Please write the listing below out again exactly, leaving every picture behind.

· · · · · · ·

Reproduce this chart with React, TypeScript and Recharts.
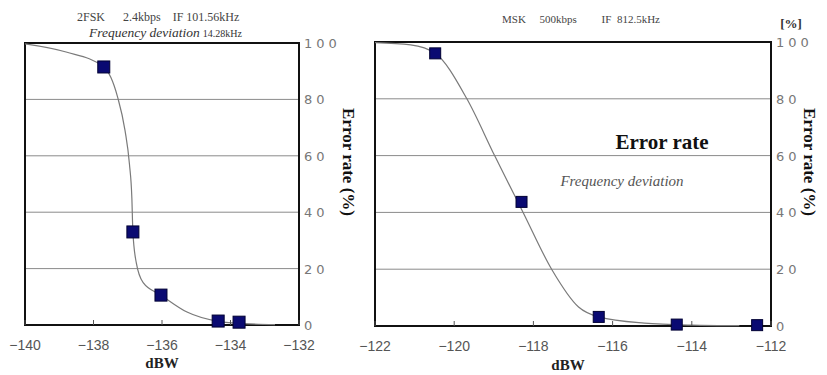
import React from 'react'
import {
  ComposedChart,
  Line,
  Scatter,
  XAxis,
  YAxis,
  CartesianGrid,
  ReferenceArea,
} from 'recharts'

// 2FSK 2.4kbps — fitted curve and measured points
const fskCurveX = [-140, -138.8, -137.7, -137.3, -137.08, -136.95, -136.88, -136.85, -136.75, -136.55, -136.03, -135.27, -134.4, -133.6, -132.7]
const fskCurveY = [99.7, 96.8, 91.5, 81, 69, 57, 45, 33, 22, 15, 10.6, 4.6, 1.4, 0.5, 0.1]
const fskPointX = [-137.7, -136.85, -136.03, -134.36, -133.75]
const fskPointY = [91.5, 33, 10.6, 1.4, 1]

// MSK 500kbps
const mskCurveX = [-122, -121.1, -120.48, -119.68, -118.98, -118.26, -117.54, -116.86, -116.35, -115.2, -114, -112.8]
const mskCurveY = [99.8, 99, 96, 80, 60, 40, 20, 6.7, 3.2, 1, 0.3, 0.1]
const mskPointX = [-120.48, -118.3, -116.35, -114.38, -112.35]
const mskPointY = [96, 43.7, 3.2, 0.5, 0.3]

const fskTicks = [-140, -138, -136, -134, -132]
const mskTicks = [-122, -120, -118, -116, -114, -112]
const yTicks = [0, 20, 40, 60, 80, 100]

const SERIF = "'Liberation Serif', 'Times New Roman', serif"

const zip = (xs: number[], ys: number[]) => xs.map((x, i) => ({ x, y: ys[i] }))

const XTick = (props: any) => {
  const { x, y, payload } = props
  const label = String(payload.value).replace('-', '\u2212')
  return (
    <g>
      <line x1={x} y1={y} x2={x} y2={y - 5} stroke="#555" strokeWidth={1} />
      <text x={x} y={y + 25} textAnchor="middle" fontFamily="'Liberation Sans', Arial, sans-serif" fontSize={14} fill="#555">
        {label}
      </text>
    </g>
  )
}

const YTick = (props: any) => {
  const { x, y, payload } = props
  return (
    <text x={x + 5} y={y + 5} textAnchor="start" fontFamily="'DejaVu Sans', sans-serif" fontSize={13} letterSpacing={4} fill="#777">
      {String(payload.value)}
    </text>
  )
}

const Square = (size: number) => (props: any) => {
  const { cx, cy } = props
  return <rect x={cx - size / 2} y={cy - size / 2} width={size} height={size} fill="#0a0a72" stroke="#000033" strokeWidth={1} />
}

function Panel({
  curve,
  points,
  ticks,
  domain,
  width,
  margin,
  size,
}: {
  curve: { x: number; y: number }[]
  points: { x: number; y: number }[]
  ticks: number[]
  domain: [number, number]
  width: number
  margin: { top: number; left: number; right: number; bottom: number }
  size: number
}) {
  return (
    <ComposedChart width={width} height={375} margin={margin}>
      <CartesianGrid vertical={false} stroke="#8a8a8a" strokeWidth={1} />
      <XAxis
        dataKey="x"
        type="number"
        domain={domain}
        ticks={ticks}
        allowDataOverflow
        height={30}
        axisLine={false}
        tickLine={false}
        tickSize={0}
        tickMargin={0}
        tick={<XTick />}
        interval={0}
      />
      <YAxis
        dataKey="y"
        type="number"
        orientation="right"
        domain={[0, 100]}
        ticks={yTicks}
        width={40}
        axisLine={false}
        tickLine={false}
        tickSize={0}
        tickMargin={0}
        tick={<YTick />}
        interval={0}
      />
      <ReferenceArea x1={domain[0]} x2={domain[1]} y1={0} y2={100} fill="none" stroke="#111" strokeWidth={2} ifOverflow="visible" />
      <Line data={curve} dataKey="y" type="monotone" stroke="#7a7a7a" strokeWidth={1.2} dot={false} activeDot={false} isAnimationActive={false} />
      <Scatter data={points} dataKey="y" shape={Square(size)} isAnimationActive={false} />
    </ComposedChart>
  )
}

export default function App() {
  return (
    <div style={{ position: 'absolute', left: 0, top: 0, width: 827, height: 375, background: '#fff', overflow: 'hidden' }}>
      <div style={{ position: 'absolute', left: 0, top: 0 }}>
        <Panel
          curve={zip(fskCurveX, fskCurveY)}
          points={zip(fskPointX, fskPointY)}
          ticks={fskTicks}
          domain={[-140, -132]}
          width={410}
          margin={{ top: 43, left: 25, right: 71, bottom: 20 }}
          size={12}
        />
      </div>
      <div style={{ position: 'absolute', left: 350, top: 0 }}>
        <Panel
          curve={zip(mskCurveX, mskCurveY)}
          points={zip(mskPointX, mskPointY)}
          ticks={mskTicks}
          domain={[-122, -112]}
          width={477}
          margin={{ top: 42, left: 25, right: 16, bottom: 19 }}
          size={11}
        />
      </div>
      <svg width={827} height={375} style={{ position: 'absolute', left: 0, top: 0, pointerEvents: 'none' }}>
        <text x={77} y={21} fontFamily={SERIF} fontSize={12} fill="#444" xmlSpace="preserve">
          {'2FSK      2.4kbps    IF 101.56kHz'}
        </text>
        <text x={89} y={37} fontFamily={SERIF} fontSize={13.5} fontStyle="italic" fill="#333">
          Frequency deviation
          <tspan fontStyle="normal" fontSize={10} dx={3}>14.28kHz</tspan>
        </text>
        <text x={502} y={23} fontFamily={SERIF} fontSize={11} fill="#444" xmlSpace="preserve">
          {'MSK     500kbps         IF  812.5kHz'}
        </text>
        <text x={791} y={28} textAnchor="middle" fontFamily={SERIF} fontSize={13} fontWeight="bold" fill="#333">
          [%]
        </text>
        <text x={347} y={162} transform="rotate(90 347 162)" textAnchor="middle" dominantBaseline="middle" fontFamily={SERIF} fontSize={17} fontWeight="bold" fill="#111">
          Error rate (%)
        </text>
        <text x={808} y={162} transform="rotate(90 808 162)" textAnchor="middle" dominantBaseline="middle" fontFamily={SERIF} fontSize={17} fontWeight="bold" fill="#111">
          Error rate (%)
        </text>
        <text x={662} y={149} textAnchor="middle" fontFamily={SERIF} fontSize={21} fontWeight="bold" fill="#111">
          Error rate
        </text>
        <text x={622} y={186} textAnchor="middle" fontFamily={SERIF} fontSize={15} fontStyle="italic" fill="#555">
          Frequency deviation
        </text>
        <text x={162} y={368} textAnchor="middle" fontFamily={SERIF} fontSize={15} fontWeight="bold" fill="#222">
          dBW
        </text>
        <text x={568} y={370} textAnchor="middle" fontFamily={SERIF} fontSize={15} fontWeight="bold" fill="#222">
          dBW
        </text>
      </svg>
    </div>
  )
}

· · · · · · ·

▶ Output for this task
Reproduce this chart with React, TypeScript and Recharts.
import React from 'react'
import {
  ComposedChart,
  Line,
  Scatter,
  XAxis,
  YAxis,
  CartesianGrid,
  ReferenceArea,
} from 'recharts'

// 2FSK 2.4kbps — fitted curve and measured points
const fskCurveX = [-140, -138.8, -137.7, -137.3, -137.08, -136.95, -136.88, -136.85, -136.75, -136.55, -136.03, -135.27, -134.4, -133.6, -132.7]
const fskCurveY = [99.7, 96.8, 91.5, 81, 69, 57, 45, 33, 22, 15, 10.6, 4.6, 1.4, 0.5, 0.1]
const fskPointX = [-137.7, -136.85, -136.03, -134.36, -133.75]
const fskPointY = [91.5, 33, 10.6, 1.4, 1]

// MSK 500kbps
const mskCurveX = [-122, -121.1, -120.48, -119.68, -118.98, -118.26, -117.54, -116.86, -116.35, -115.2, -114, -112.8]
const mskCurveY = [99.8, 99, 96, 80, 60, 40, 20, 6.7, 3.2, 1, 0.3, 0.1]
const mskPointX = [-120.48, -118.3, -116.35, -114.38, -112.35]
const mskPointY = [96, 43.7, 3.2, 0.5, 0.3]

const fskTicks = [-140, -138, -136, -134, -132]
const mskTicks = [-122, -120, -118, -116, -114, -112]
const yTicks = [0, 20, 40, 60, 80, 100]

const SERIF = "'Liberation Serif', 'Times New Roman', serif"

const zip = (xs: number[], ys: number[]) => xs.map((x, i) => ({ x, y: ys[i] }))

const XTick = (props: any) => {
  const { x, y, payload } = props
  const label = String(payload.value).replace('-', '\u2212')
  return (
    <g>
      <line x1={x} y1={y} x2={x} y2={y - 5} stroke="#555" strokeWidth={1} />
      <text x={x} y={y + 25} textAnchor="middle" fontFamily="'Liberation Sans', Arial, sans-serif" fontSize={14} fill="#555">
        {label}
      </text>
    </g>
  )
}

const YTick = (props: any) => {
  const { x, y, payload } = props
  return (
    <text x={x + 5} y={y + 5} textAnchor="start" fontFamily="'DejaVu Sans', sans-serif" fontSize={13} letterSpacing={4} fill="#777">
      {String(payload.value)}
    </text>
  )
}

const Square = (size: number) => (props: any) => {
  const { cx, cy } = props
  return <rect x={cx - size / 2} y={cy - size / 2} width={size} height={size} fill="#0a0a72" stroke="#000033" strokeWidth={1} />
}

function Panel({
  curve,
  points,
  ticks,
  domain,
  width,
  margin,
  size,
}: {
  curve: { x: number; y: number }[]
  points: { x: number; y: number }[]
  ticks: number[]
  domain: [number, number]
  width: number
  margin: { top: number; left: number; right: number; bottom: number }
  size: number
}) {
  return (
    <ComposedChart width={width} height={375} margin={margin}>
      <CartesianGrid vertical={false} stroke="#8a8a8a" strokeWidth={1} />
      <XAxis
        dataKey="x"
        type="number"
        domain={domain}
        ticks={ticks}
        allowDataOverflow
        height={30}
        axisLine={false}
        tickLine={false}
        tickSize={0}
        tickMargin={0}
        tick={<XTick />}
        interval={0}
      />
      <YAxis
        dataKey="y"
        type="number"
        orientation="right"
        domain={[0, 100]}
        ticks={yTicks}
        width={40}
        axisLine={false}
        tickLine={false}
        tickSize={0}
        tickMargin={0}
        tick={<YTick />}
        interval={0}
      />
      <ReferenceArea x1={domain[0]} x2={domain[1]} y1={0} y2={100} fill="none" stroke="#111" strokeWidth={2} ifOverflow="visible" />
      <Line data={curve} dataKey="y" type="monotone" stroke="#7a7a7a" strokeWidth={1.2} dot={false} activeDot={false} isAnimationActive={false} />
      <Scatter data={points} dataKey="y" shape={Square(size)} isAnimationActive={false} />
    </ComposedChart>
  )
}

export default function App() {
  return (
    <div style={{ position: 'absolute', left: 0, top: 0, width: 827, height: 375, background: '#fff', overflow: 'hidden' }}>
      <div style={{ position: 'absolute', left: 0, top: 0 }}>
        <Panel
          curve={zip(fskCurveX, fskCurveY)}
          points={zip(fskPointX, fskPointY)}
          ticks={fskTicks}
          domain={[-140, -132]}
          width={410}
          margin={{ top: 43, left: 25, right: 71, bottom: 20 }}
          size={12}
        />
      </div>
      <div style={{ position: 'absolute', left: 350, top: 0 }}>
        <Panel
          curve={zip(mskCurveX, mskCurveY)}
          points={zip(mskPointX, mskPointY)}
          ticks={mskTicks}
          domain={[-122, -112]}
          width={477}
          margin={{ top: 42, left: 25, right: 16, bottom: 19 }}
          size={11}
        />
      </div>
      <svg width={827} height={375} style={{ position: 'absolute', left: 0, top: 0, pointerEvents: 'none' }}>
        <text x={77} y={21} fontFamily={SERIF} fontSize={12} fill="#444" xmlSpace="preserve">
          {'2FSK      2.4kbps    IF 101.56kHz'}
        </text>
        <text x={89} y={37} fontFamily={SERIF} fontSize={13.5} fontStyle="italic" fill="#333">
          Frequency deviation
          <tspan fontStyle="normal" fontSize={10} dx={3}>14.28kHz</tspan>
        </text>
        <text x={502} y={23} fontFamily={SERIF} fontSize={11} fill="#444" xmlSpace="preserve">
          {'MSK     500kbps         IF  812.5kHz'}
        </text>
        <text x={791} y={28} textAnchor="middle" fontFamily={SERIF} fontSize={13} fontWeight="bold" fill="#333">
          [%]
        </text>
        <text x={347} y={162} transform="rotate(90 347 162)" textAnchor="middle" dominantBaseline="middle" fontFamily={SERIF} fontSize={17} fontWeight="bold" fill="#111">
          Error rate (%)
        </text>
        <text x={808} y={162} transform="rotate(90 808 162)" textAnchor="middle" dominantBaseline="middle" fontFamily={SERIF} fontSize={17} fontWeight="bold" fill="#111">
          Error rate (%)
        </text>
        <text x={662} y={149} textAnchor="middle" fontFamily={SERIF} fontSize={21} fontWeight="bold" fill="#111">
          Error rate
        </text>
        <text x={622} y={186} textAnchor="middle" fontFamily={SERIF} fontSize={15} fontStyle="italic" fill="#555">
          Frequency deviation
        </text>
        <text x={162} y={368} textAnchor="middle" fontFamily={SERIF} fontSize={15} fontWeight="bold" fill="#222">
          dBW
        </text>
        <text x={568} y={370} textAnchor="middle" fontFamily={SERIF} fontSize={15} fontWeight="bold" fill="#222">
          dBW
        </text>
      </svg>
    </div>
  )
}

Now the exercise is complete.